Transcribe everything in the data word for word. Pictures are left out.

☆ ☆ ☆ ☆

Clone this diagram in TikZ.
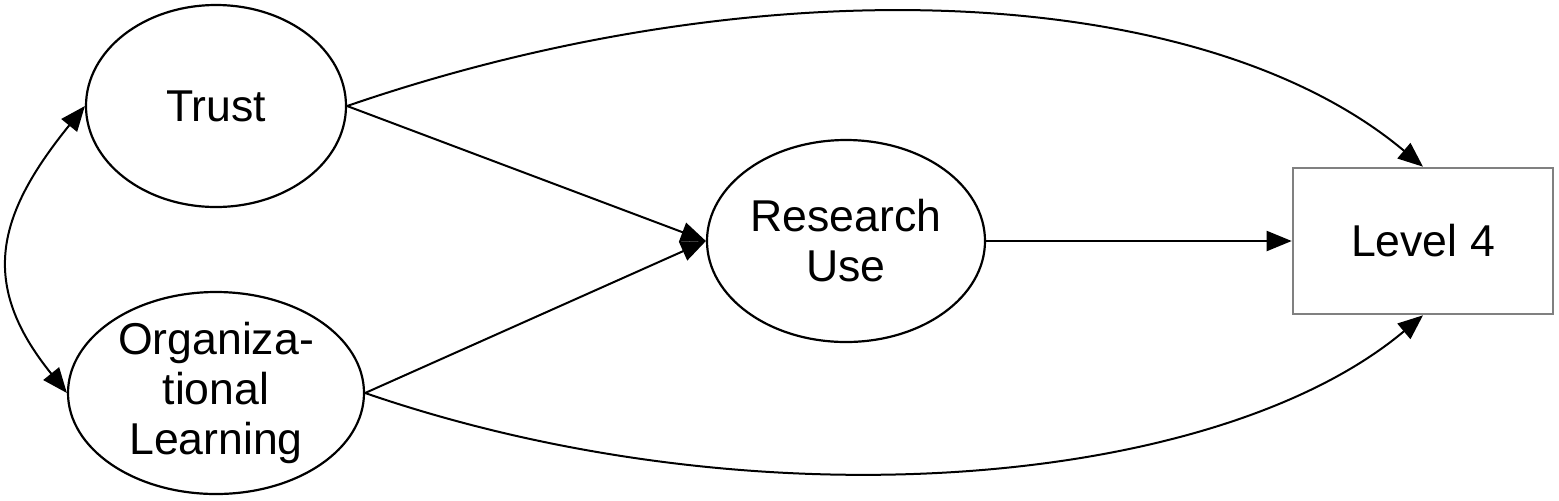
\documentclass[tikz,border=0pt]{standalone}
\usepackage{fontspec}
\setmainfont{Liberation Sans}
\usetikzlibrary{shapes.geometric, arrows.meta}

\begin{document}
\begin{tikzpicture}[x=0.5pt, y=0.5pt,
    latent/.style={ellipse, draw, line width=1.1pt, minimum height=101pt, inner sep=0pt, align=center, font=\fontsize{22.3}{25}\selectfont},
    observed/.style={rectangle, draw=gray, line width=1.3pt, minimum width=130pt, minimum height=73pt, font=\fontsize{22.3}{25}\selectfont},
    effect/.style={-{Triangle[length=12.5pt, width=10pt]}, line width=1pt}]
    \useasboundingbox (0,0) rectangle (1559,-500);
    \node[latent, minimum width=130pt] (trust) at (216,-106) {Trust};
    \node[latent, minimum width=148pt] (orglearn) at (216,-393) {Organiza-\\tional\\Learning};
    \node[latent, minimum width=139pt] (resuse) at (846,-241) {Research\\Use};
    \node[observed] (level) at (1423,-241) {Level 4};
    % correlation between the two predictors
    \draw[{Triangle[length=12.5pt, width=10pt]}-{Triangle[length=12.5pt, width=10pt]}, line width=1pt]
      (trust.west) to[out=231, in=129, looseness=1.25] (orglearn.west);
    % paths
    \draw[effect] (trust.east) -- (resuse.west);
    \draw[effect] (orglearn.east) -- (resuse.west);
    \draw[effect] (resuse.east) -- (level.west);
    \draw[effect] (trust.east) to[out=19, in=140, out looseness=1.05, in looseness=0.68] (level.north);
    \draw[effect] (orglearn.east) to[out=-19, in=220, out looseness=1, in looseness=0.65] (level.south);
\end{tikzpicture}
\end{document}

☆ ☆ ☆ ☆

• _SOLUTION FOR THIS TASK_:
Clone this diagram in TikZ.
\documentclass[tikz,border=0pt]{standalone}
\usepackage{fontspec}
\setmainfont{Liberation Sans}
\usetikzlibrary{shapes.geometric, arrows.meta}

\begin{document}
\begin{tikzpicture}[x=0.5pt, y=0.5pt,
    latent/.style={ellipse, draw, line width=1.1pt, minimum height=101pt, inner sep=0pt, align=center, font=\fontsize{22.3}{25}\selectfont},
    observed/.style={rectangle, draw=gray, line width=1.3pt, minimum width=130pt, minimum height=73pt, font=\fontsize{22.3}{25}\selectfont},
    effect/.style={-{Triangle[length=12.5pt, width=10pt]}, line width=1pt}]
    \useasboundingbox (0,0) rectangle (1559,-500);
    \node[latent, minimum width=130pt] (trust) at (216,-106) {Trust};
    \node[latent, minimum width=148pt] (orglearn) at (216,-393) {Organiza-\\tional\\Learning};
    \node[latent, minimum width=139pt] (resuse) at (846,-241) {Research\\Use};
    \node[observed] (level) at (1423,-241) {Level 4};
    % correlation between the two predictors
    \draw[{Triangle[length=12.5pt, width=10pt]}-{Triangle[length=12.5pt, width=10pt]}, line width=1pt]
      (trust.west) to[out=231, in=129, looseness=1.25] (orglearn.west);
    % paths
    \draw[effect] (trust.east) -- (resuse.west);
    \draw[effect] (orglearn.east) -- (resuse.west);
    \draw[effect] (resuse.east) -- (level.west);
    \draw[effect] (trust.east) to[out=19, in=140, out looseness=1.05, in looseness=0.68] (level.north);
    \draw[effect] (orglearn.east) to[out=-19, in=220, out looseness=1, in looseness=0.65] (level.south);
\end{tikzpicture}
\end{document}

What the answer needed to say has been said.